• [Data shown]

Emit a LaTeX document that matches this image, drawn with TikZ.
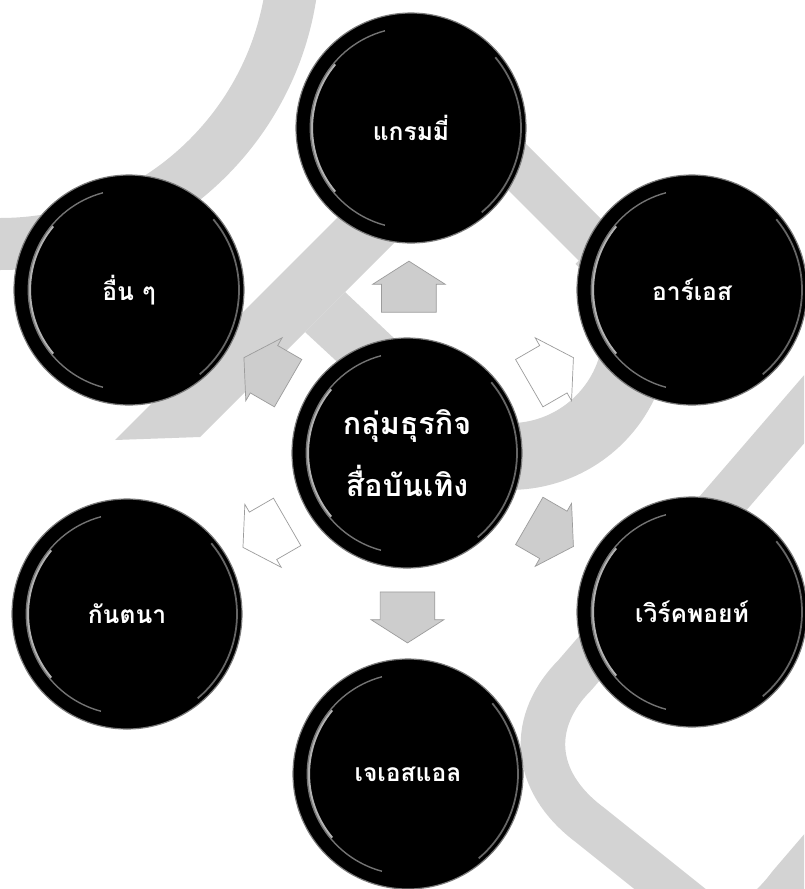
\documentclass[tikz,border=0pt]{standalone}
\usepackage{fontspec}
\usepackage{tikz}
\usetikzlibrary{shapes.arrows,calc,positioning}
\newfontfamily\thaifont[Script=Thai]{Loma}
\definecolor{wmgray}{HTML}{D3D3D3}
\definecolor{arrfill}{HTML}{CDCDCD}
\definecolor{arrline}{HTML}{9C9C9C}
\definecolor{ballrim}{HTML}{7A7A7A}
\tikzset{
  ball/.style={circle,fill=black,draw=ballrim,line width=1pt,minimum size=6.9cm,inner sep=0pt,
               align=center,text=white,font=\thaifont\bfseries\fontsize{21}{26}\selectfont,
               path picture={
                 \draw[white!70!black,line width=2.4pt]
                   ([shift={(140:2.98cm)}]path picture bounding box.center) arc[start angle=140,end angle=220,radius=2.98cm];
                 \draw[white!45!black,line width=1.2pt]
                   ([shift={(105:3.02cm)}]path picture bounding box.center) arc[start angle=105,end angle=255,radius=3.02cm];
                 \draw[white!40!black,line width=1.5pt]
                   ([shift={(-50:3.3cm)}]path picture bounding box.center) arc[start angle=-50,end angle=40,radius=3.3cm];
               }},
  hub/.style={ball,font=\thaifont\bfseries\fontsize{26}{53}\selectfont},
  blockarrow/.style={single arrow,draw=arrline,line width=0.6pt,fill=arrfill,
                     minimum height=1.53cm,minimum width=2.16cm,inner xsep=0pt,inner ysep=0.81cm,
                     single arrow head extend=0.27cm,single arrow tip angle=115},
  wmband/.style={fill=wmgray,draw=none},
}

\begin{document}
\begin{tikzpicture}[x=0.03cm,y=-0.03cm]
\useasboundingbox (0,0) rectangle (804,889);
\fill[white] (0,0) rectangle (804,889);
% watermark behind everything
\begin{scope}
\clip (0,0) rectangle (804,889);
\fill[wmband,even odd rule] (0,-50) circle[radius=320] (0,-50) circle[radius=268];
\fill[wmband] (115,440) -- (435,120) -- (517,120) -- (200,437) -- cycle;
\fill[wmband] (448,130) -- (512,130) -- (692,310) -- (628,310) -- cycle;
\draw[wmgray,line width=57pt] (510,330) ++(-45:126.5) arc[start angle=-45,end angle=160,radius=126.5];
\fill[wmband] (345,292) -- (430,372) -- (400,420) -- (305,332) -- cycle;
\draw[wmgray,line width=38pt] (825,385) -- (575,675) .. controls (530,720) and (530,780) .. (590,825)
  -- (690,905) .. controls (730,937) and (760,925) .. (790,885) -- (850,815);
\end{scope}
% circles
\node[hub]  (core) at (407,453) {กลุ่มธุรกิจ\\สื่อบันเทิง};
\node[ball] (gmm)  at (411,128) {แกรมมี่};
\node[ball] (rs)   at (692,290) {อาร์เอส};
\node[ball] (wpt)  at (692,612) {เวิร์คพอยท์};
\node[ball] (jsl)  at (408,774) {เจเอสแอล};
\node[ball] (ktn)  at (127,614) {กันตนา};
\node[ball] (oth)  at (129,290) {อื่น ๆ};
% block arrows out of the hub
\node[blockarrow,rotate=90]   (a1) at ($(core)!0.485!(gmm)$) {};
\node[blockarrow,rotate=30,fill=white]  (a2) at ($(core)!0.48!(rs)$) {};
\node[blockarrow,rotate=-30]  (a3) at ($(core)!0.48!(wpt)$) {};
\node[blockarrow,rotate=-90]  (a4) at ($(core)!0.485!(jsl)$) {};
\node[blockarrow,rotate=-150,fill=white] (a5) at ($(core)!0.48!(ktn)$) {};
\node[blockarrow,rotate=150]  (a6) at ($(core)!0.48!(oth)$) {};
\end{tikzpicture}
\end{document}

• [Directions]
The data above should be repeated exactly, minus any pictures.

• [Solution for this task]
Emit a LaTeX document that matches this image, drawn with TikZ.
\documentclass[tikz,border=0pt]{standalone}
\usepackage{fontspec}
\usepackage{tikz}
\usetikzlibrary{shapes.arrows,calc,positioning}
\newfontfamily\thaifont[Script=Thai]{Loma}
\definecolor{wmgray}{HTML}{D3D3D3}
\definecolor{arrfill}{HTML}{CDCDCD}
\definecolor{arrline}{HTML}{9C9C9C}
\definecolor{ballrim}{HTML}{7A7A7A}
\tikzset{
  ball/.style={circle,fill=black,draw=ballrim,line width=1pt,minimum size=6.9cm,inner sep=0pt,
               align=center,text=white,font=\thaifont\bfseries\fontsize{21}{26}\selectfont,
               path picture={
                 \draw[white!70!black,line width=2.4pt]
                   ([shift={(140:2.98cm)}]path picture bounding box.center) arc[start angle=140,end angle=220,radius=2.98cm];
                 \draw[white!45!black,line width=1.2pt]
                   ([shift={(105:3.02cm)}]path picture bounding box.center) arc[start angle=105,end angle=255,radius=3.02cm];
                 \draw[white!40!black,line width=1.5pt]
                   ([shift={(-50:3.3cm)}]path picture bounding box.center) arc[start angle=-50,end angle=40,radius=3.3cm];
               }},
  hub/.style={ball,font=\thaifont\bfseries\fontsize{26}{53}\selectfont},
  blockarrow/.style={single arrow,draw=arrline,line width=0.6pt,fill=arrfill,
                     minimum height=1.53cm,minimum width=2.16cm,inner xsep=0pt,inner ysep=0.81cm,
                     single arrow head extend=0.27cm,single arrow tip angle=115},
  wmband/.style={fill=wmgray,draw=none},
}

\begin{document}
\begin{tikzpicture}[x=0.03cm,y=-0.03cm]
\useasboundingbox (0,0) rectangle (804,889);
\fill[white] (0,0) rectangle (804,889);
% watermark behind everything
\begin{scope}
\clip (0,0) rectangle (804,889);
\fill[wmband,even odd rule] (0,-50) circle[radius=320] (0,-50) circle[radius=268];
\fill[wmband] (115,440) -- (435,120) -- (517,120) -- (200,437) -- cycle;
\fill[wmband] (448,130) -- (512,130) -- (692,310) -- (628,310) -- cycle;
\draw[wmgray,line width=57pt] (510,330) ++(-45:126.5) arc[start angle=-45,end angle=160,radius=126.5];
\fill[wmband] (345,292) -- (430,372) -- (400,420) -- (305,332) -- cycle;
\draw[wmgray,line width=38pt] (825,385) -- (575,675) .. controls (530,720) and (530,780) .. (590,825)
  -- (690,905) .. controls (730,937) and (760,925) .. (790,885) -- (850,815);
\end{scope}
% circles
\node[hub]  (core) at (407,453) {กลุ่มธุรกิจ\\สื่อบันเทิง};
\node[ball] (gmm)  at (411,128) {แกรมมี่};
\node[ball] (rs)   at (692,290) {อาร์เอส};
\node[ball] (wpt)  at (692,612) {เวิร์คพอยท์};
\node[ball] (jsl)  at (408,774) {เจเอสแอล};
\node[ball] (ktn)  at (127,614) {กันตนา};
\node[ball] (oth)  at (129,290) {อื่น ๆ};
% block arrows out of the hub
\node[blockarrow,rotate=90]   (a1) at ($(core)!0.485!(gmm)$) {};
\node[blockarrow,rotate=30,fill=white]  (a2) at ($(core)!0.48!(rs)$) {};
\node[blockarrow,rotate=-30]  (a3) at ($(core)!0.48!(wpt)$) {};
\node[blockarrow,rotate=-90]  (a4) at ($(core)!0.485!(jsl)$) {};
\node[blockarrow,rotate=-150,fill=white] (a5) at ($(core)!0.48!(ktn)$) {};
\node[blockarrow,rotate=150]  (a6) at ($(core)!0.48!(oth)$) {};
\end{tikzpicture}
\end{document}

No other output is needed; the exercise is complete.